Q and A with city council-woman Betsy Smegal Andersen


Meet the newest member of city council, Betsy Andersen, appointed to fill the empty seat left by Mayor Jeff Wieler’s resignation. Andersen has been serving since Oct 3.

How were you appointed to city council?

I was one of 12 applicants. I’m guessing they were looking for someone who could hit the ground running with the issues in front of the city, someone that they thought would get along well with the members of the council.

What’s the main role of a city council member in Piedmont?

We work with the city administrator, Paul Benoit. He really runs the city day to day. We’re not really involved in the day to day. Policy decisions come to us, for example, if there’s an issue with parking, cell towers, facilities. We also pay attention to the roads the streets– all the public spaces in Piedmont that fall under the purview of the city council. When there are issues that need be decided on, they are brought to the city council, and the city council decides.

How often do you meet?

We meet twice a month, the first and the third Monday of each month. From time to time we have special meetings. In addition to the city council meetings, we also are assigned to be liaisons to the different commissions.

What’s your background?

I am an attorney– that’s my professional hat. I did two years on the public safety commission. Most recently I was the chair of the recreation commission.

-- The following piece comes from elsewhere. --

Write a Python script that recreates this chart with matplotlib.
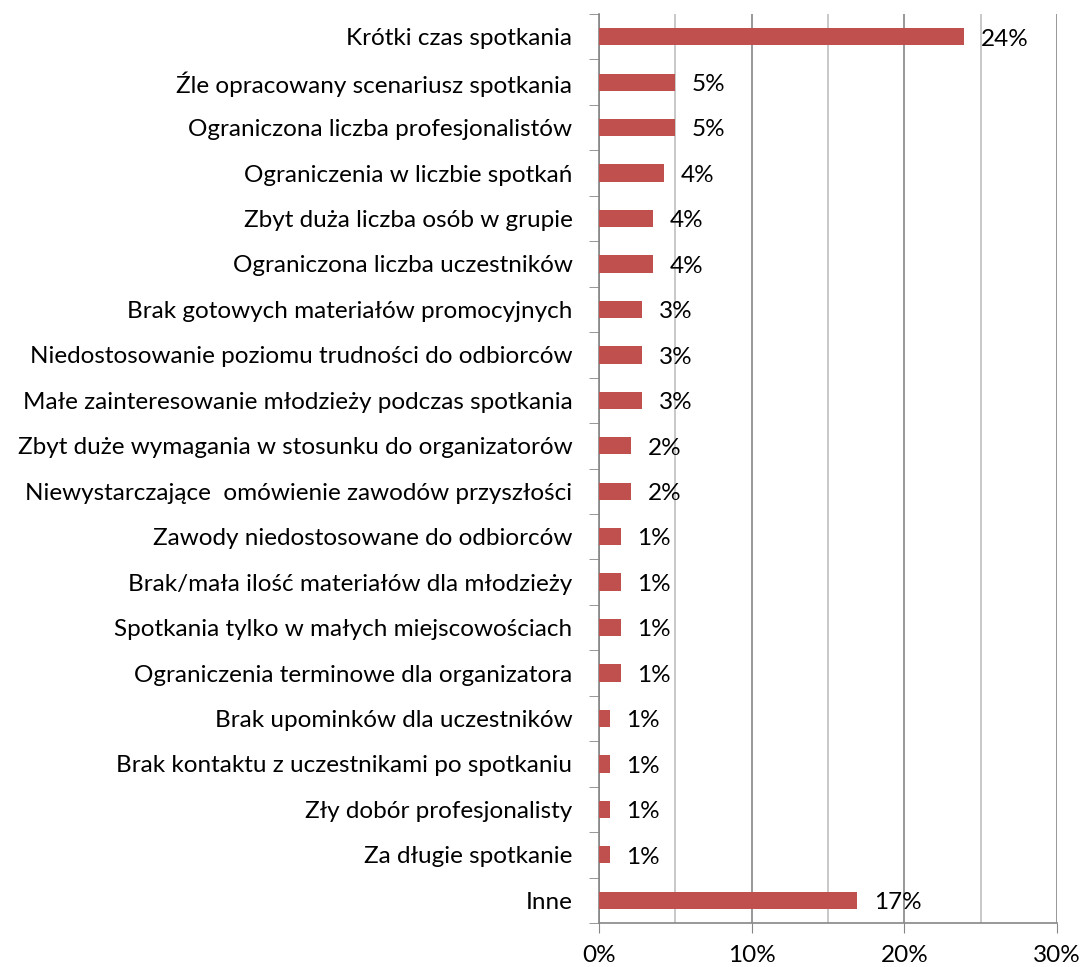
import numpy as np
import matplotlib.pyplot as plt
from matplotlib.ticker import MultipleLocator, FuncFormatter

categories = [
    "Krótki czas spotkania",
    "Źle opracowany scenariusz spotkania",
    "Ograniczona liczba profesjonalistów",
    "Ograniczenia w liczbie spotkań",
    "Zbyt duża liczba osób w grupie",
    "Ograniczona liczba uczestników",
    "Brak gotowych materiałów promocyjnych",
    "Niedostosowanie poziomu trudności do odbiorców",
    "Małe zainteresowanie młodzieży podczas spotkania",
    "Zbyt duże wymagania w stosunku do organizatorów",
    "Niewystarczające  omówienie zawodów przyszłości",
    "Zawody niedostosowane do odbiorców",
    "Brak/mała ilość materiałów dla młodzieży",
    "Spotkania tylko w małych miejscowościach",
    "Ograniczenia terminowe dla organizatora",
    "Brak upominków dla uczestników",
    "Brak kontaktu z uczestnikami po spotkaniu",
    "Zły dobór profesjonalisty",
    "Za długie spotkanie",
    "Inne",
]
values = [23.9, 4.96, 4.96, 4.26, 3.55, 3.55, 2.84, 2.84, 2.84, 2.13, 2.13,
          1.42, 1.42, 1.42, 1.42, 0.71, 0.71, 0.71, 0.71, 16.9]

bar_color = "#C0504D"
plt.rcParams['font.family'] = ['Lato', 'DejaVu Sans']
fs = 17.5

fig = plt.figure(figsize=(10.81, 9.67), dpi=100)
ax = fig.add_axes([0.554, 0.0455, 0.424, 0.94])

y = np.arange(len(categories))
ax.barh(y, values, height=0.38, color=bar_color, zorder=3)
for yi, v in zip(y, values):
    ax.text(v + 1.1, yi + 0.05, f"{v:.0f}%", va="center", ha="left", fontsize=fs, zorder=4)

ax.set_xlim(0, 30)
ax.set_ylim(len(categories) - 0.5, -0.5)
ax.set_yticks(y)
ax.set_yticklabels(categories, fontsize=fs)
ax.tick_params(axis="y", length=0, pad=19)
# category separators ticks
ax.set_yticks(np.arange(-0.5, len(categories), 1), minor=True)
ax.tick_params(axis="y", which="minor", length=7, color="#868686", direction="out")

ax.xaxis.set_major_locator(MultipleLocator(10))
ax.xaxis.set_minor_locator(MultipleLocator(5))
ax.xaxis.set_major_formatter(FuncFormatter(lambda x, p: f"{x:.0f}%"))
ax.tick_params(axis="x", which="major", length=7, color="#868686", labelsize=fs, pad=9)
ax.tick_params(axis="x", which="minor", length=0)
ax.grid(axis="x", which="major", color="#868686", linewidth=1.2, zorder=0)
ax.grid(axis="x", which="minor", color="#BFBFBF", linewidth=1.2, zorder=0)

for s in ["top", "right"]:
    ax.spines[s].set_visible(False)
for s in ["left", "bottom"]:
    ax.spines[s].set_color("#868686")
    ax.spines[s].set_linewidth(1.2)

fig.savefig("out.png", dpi=100)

What first led you to become involved in city government?

My motivation in getting involved in the recreation commission was because of the Piedmont Pool, which is nearing the end of its useful life. It’s really old, I think at least 53 years. Outdoor pools typically have a lifespan of 30 to 50 years, so we’re already on borrowed time. We could have a much nicer, much more usable, much more energy efficient facility if we could figure out how to pay for it.

I was also motivated to join city council because I am a woman, and I thought it would be really cool for the city council to be a majority of women, which is the first time that’s happened since 2001.

What are your priorities for city council?

I’m quite passionate about public safety. That has to be priority number one. My second priority is infrastructure and fiscal responsibility, sort of how can we deal with and address our aging facilities in a prudent manner.

My goals are to continue to promote public safety, fiscal responsibility, and to try to find a way as a community so that we can renovate and maybe replace these aging facilities. What we want to have is resources for everyone.

When I was growing up in the 70s and 80s, the pool was a real hub of activity. People were really hanging out there. I would like to see that be a hub of activity again in that same way. With water polo, swim team, lap swimmers, triathletes, there are so many users would like to use the pool, and right now they can’t use it at once. It’s just gotten too crowded. One of my goals is to come up with a solution for that. Right now there is no money to redo the pool.

What’s preventing the city from renovating the pool?

The city has a budget every year for a facilities maintenance fund, that we use to maintain our facilities, but it doesn’t have a big capital projects fund. There is no “pool” of money on the sidelines waiting to be invested in a new facility.

Right now the city is trying to figure out what the options are. If we can’t come up with the money to renovate the facilities, maybe there won’t be a pool. We don’t know when the maintenance is going to become too cost prohibitive, but that date is coming.

How do you think growing up in Piedmont has given you perspective on the issues the city faces?

We moved to Piedmont when I was five, and I started as a kindergartner at Wildwood. Then I went on to Piedmont Middle School and Piedmont High School, graduating in 1988. My parents still live in Piedmont, and I think growing up here and knowing my parents, and my parent’s friends and other adults in the community who I’ve grown up with helps me to think about other perspectives of residence. I’m not just thinking of my 40 something perspective. I’m also thinking of what it’s like to be an 80-year-old living in Piedmont and what challenges those residents face.

During your time in Piedmont, what kinds of changes have you seen?

I’m a parent– I’ve got two kids in the high school– I remember growing up with the level of parent involvement we have today. I think it’s wonderful that the parents are so involved in supporting the schools, so involved in our communities. Piedmonters, in my opinion, have always been engaged, but right now they’re especially engaged with current events, and what’s happening with the schools, what’s happening with the city. The city belongs to all of us. This is a welcome community involvement.

Piedmont’s always been a small town. The spirit of Piedmont is the same as what it’s always been with people being really excited about being part of this community, wanting to be active.